### [RAW DATA]

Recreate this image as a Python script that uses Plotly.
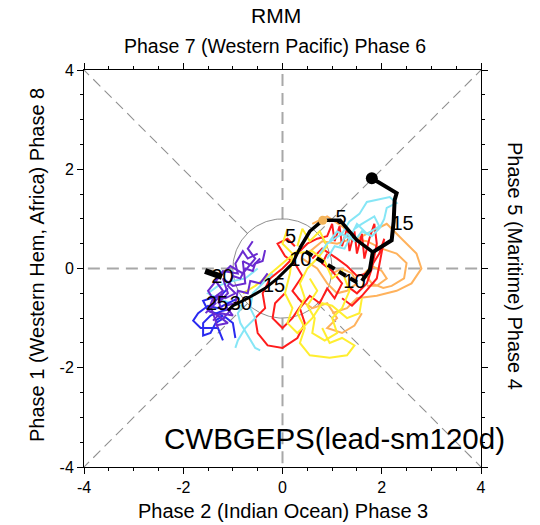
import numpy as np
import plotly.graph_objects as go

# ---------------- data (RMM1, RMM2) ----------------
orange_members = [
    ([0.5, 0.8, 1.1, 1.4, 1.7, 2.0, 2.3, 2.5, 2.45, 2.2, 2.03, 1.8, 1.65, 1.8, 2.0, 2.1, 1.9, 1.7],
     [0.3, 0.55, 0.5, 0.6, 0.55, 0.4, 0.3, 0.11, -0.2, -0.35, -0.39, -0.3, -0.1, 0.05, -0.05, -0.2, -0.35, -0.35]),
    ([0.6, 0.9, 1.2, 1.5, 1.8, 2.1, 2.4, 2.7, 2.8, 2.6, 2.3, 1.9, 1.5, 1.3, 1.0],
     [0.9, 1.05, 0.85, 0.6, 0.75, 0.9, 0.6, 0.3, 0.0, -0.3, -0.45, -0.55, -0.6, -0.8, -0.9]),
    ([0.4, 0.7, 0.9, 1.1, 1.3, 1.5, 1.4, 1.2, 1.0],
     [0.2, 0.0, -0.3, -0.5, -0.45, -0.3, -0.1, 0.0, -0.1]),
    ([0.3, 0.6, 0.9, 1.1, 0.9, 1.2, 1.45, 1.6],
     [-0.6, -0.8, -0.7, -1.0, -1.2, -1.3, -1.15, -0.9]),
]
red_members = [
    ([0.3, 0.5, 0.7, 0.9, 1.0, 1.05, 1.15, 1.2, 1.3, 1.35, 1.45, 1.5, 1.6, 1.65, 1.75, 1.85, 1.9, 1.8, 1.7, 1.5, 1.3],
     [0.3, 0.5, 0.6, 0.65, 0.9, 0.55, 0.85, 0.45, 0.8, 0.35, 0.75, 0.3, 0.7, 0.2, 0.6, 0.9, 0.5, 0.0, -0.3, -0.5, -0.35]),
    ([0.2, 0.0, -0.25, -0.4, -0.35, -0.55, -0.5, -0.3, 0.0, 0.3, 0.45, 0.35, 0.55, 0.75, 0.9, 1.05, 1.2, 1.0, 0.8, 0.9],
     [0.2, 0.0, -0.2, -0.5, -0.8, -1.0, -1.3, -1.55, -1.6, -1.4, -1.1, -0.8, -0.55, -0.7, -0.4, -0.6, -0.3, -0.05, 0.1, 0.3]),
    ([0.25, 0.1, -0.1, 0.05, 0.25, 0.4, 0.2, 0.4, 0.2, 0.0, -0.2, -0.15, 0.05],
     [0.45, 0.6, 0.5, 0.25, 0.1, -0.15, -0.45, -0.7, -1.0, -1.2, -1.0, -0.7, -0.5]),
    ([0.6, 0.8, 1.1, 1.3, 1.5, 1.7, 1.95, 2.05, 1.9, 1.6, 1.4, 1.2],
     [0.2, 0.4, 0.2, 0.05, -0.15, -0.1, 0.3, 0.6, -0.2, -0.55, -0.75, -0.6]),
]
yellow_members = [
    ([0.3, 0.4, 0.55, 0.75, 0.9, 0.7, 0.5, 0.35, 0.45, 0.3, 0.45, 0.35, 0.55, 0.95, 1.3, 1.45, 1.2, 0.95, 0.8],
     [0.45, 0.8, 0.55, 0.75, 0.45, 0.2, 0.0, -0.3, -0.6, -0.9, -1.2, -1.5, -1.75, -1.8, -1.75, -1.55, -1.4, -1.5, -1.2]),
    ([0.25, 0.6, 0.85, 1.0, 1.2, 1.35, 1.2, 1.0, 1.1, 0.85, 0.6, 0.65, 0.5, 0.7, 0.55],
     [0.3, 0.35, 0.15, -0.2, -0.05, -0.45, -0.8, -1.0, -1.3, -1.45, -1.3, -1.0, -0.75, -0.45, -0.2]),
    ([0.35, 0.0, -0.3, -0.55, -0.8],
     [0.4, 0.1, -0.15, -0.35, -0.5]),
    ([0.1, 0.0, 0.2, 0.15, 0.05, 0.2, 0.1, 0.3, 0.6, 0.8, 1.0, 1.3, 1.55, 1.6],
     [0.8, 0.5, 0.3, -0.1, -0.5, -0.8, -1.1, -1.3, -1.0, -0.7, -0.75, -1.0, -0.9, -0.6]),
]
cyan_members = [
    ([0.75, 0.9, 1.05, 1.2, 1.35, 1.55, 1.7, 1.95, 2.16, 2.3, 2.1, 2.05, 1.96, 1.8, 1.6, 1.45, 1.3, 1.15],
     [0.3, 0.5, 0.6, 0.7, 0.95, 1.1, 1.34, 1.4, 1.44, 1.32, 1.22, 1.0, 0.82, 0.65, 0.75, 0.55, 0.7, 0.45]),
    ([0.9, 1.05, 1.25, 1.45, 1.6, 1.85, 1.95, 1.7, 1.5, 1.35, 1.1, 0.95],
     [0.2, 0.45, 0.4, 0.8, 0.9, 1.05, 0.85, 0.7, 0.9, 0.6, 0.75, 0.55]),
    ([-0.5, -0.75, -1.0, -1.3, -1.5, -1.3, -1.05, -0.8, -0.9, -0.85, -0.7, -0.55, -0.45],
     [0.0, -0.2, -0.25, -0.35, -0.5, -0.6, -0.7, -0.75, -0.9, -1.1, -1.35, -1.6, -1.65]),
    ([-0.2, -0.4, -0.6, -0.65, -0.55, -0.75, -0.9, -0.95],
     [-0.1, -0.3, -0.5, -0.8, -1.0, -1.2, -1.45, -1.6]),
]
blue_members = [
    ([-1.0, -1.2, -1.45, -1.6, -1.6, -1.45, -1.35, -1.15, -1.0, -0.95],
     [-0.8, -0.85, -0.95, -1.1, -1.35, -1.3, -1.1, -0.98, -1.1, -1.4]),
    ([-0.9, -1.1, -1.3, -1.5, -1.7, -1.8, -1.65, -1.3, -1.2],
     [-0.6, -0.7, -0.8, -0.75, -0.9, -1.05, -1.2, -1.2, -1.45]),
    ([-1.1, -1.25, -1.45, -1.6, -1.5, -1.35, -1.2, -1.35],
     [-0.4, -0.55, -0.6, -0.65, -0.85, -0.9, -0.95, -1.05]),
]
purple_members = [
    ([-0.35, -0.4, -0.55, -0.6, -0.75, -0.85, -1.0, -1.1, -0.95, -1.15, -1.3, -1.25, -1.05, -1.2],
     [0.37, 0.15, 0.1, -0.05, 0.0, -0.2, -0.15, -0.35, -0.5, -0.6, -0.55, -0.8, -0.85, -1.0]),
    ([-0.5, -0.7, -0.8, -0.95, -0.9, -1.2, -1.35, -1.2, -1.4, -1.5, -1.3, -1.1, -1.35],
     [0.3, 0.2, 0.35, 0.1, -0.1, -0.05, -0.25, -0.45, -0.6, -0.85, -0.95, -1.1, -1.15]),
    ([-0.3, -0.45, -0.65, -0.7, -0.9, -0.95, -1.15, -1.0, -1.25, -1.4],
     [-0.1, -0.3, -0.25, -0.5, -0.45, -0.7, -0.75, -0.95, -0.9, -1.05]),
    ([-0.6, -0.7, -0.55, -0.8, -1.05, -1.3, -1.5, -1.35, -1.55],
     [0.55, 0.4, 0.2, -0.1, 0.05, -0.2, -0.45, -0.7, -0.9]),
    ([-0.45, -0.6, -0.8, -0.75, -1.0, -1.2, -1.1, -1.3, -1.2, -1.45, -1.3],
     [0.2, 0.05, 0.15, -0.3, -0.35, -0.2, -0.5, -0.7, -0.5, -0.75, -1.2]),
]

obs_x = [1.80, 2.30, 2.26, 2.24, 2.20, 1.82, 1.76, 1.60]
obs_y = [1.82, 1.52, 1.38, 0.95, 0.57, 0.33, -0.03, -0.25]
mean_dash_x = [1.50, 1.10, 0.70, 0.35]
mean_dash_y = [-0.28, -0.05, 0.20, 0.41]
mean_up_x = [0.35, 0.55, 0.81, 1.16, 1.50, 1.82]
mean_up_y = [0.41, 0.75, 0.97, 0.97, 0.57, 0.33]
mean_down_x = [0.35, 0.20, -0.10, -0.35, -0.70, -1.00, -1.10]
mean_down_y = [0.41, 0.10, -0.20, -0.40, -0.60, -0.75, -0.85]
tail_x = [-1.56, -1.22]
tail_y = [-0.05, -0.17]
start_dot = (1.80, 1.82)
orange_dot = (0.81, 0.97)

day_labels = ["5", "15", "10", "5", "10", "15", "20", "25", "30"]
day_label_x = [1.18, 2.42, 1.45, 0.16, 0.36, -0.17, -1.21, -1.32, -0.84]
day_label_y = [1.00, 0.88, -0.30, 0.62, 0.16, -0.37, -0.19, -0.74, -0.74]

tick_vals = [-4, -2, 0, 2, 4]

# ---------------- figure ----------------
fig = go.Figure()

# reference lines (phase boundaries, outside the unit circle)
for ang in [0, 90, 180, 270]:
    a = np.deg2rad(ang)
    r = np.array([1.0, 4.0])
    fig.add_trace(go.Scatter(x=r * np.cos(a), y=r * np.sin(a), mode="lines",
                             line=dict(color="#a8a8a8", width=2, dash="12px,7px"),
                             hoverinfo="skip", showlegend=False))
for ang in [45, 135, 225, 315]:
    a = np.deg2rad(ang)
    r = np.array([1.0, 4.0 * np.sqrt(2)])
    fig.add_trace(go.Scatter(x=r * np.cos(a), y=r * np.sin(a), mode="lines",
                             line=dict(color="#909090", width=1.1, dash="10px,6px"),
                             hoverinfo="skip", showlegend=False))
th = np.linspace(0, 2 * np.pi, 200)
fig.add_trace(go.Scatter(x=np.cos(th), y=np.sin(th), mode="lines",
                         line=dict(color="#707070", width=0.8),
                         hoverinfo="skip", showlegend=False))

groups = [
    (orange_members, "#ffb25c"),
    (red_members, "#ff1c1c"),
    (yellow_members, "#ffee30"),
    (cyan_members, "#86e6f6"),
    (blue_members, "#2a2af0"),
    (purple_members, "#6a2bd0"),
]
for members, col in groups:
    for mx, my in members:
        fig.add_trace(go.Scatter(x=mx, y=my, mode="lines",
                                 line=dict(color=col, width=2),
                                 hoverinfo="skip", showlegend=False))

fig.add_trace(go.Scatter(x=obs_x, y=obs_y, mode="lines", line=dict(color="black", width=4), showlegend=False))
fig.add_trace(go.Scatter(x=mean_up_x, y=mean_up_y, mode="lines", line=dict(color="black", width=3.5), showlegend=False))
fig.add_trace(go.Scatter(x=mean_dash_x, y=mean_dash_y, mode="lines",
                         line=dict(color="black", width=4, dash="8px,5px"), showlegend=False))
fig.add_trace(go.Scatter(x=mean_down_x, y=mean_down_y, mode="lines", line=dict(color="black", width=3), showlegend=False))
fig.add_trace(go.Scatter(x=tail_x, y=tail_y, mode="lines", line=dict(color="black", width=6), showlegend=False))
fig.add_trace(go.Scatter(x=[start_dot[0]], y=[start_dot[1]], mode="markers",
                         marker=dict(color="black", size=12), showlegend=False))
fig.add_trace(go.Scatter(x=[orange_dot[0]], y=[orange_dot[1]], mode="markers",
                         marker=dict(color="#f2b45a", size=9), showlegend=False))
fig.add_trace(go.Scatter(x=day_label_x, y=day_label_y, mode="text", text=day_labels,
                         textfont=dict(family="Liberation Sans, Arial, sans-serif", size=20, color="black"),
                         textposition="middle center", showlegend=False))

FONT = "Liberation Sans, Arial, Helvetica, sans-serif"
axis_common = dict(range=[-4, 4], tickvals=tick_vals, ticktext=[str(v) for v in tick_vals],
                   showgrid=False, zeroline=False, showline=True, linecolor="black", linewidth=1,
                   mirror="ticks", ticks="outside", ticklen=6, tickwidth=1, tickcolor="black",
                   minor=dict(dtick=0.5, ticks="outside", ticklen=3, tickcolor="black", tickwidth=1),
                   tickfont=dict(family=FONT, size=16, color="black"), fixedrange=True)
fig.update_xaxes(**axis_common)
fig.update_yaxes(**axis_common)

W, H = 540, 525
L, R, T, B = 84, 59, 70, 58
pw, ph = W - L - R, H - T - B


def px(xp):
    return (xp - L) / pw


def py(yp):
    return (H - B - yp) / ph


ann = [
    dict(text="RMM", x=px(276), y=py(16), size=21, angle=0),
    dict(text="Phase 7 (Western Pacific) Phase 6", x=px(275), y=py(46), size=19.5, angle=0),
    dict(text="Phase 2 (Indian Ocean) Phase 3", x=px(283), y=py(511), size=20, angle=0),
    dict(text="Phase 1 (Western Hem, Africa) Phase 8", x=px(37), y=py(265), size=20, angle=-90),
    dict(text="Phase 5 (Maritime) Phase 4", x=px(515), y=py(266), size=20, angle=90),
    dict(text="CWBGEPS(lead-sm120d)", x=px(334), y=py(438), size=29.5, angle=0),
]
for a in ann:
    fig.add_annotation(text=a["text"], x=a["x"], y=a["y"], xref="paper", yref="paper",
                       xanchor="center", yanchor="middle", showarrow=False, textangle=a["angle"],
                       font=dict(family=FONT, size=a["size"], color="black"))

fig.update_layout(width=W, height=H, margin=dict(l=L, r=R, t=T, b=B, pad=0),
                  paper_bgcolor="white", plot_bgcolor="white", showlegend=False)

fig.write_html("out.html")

### [EXERCISE AIM]
Repeat, word for word and with no pictures, only the lines running from the beginning of the data to the line that contains "import plotly.graph_objects as go".

### [RESULT FOR THIS EXERCISE]
Recreate this image as a Python script that uses Plotly.
import numpy as np
import plotly.graph_objects as go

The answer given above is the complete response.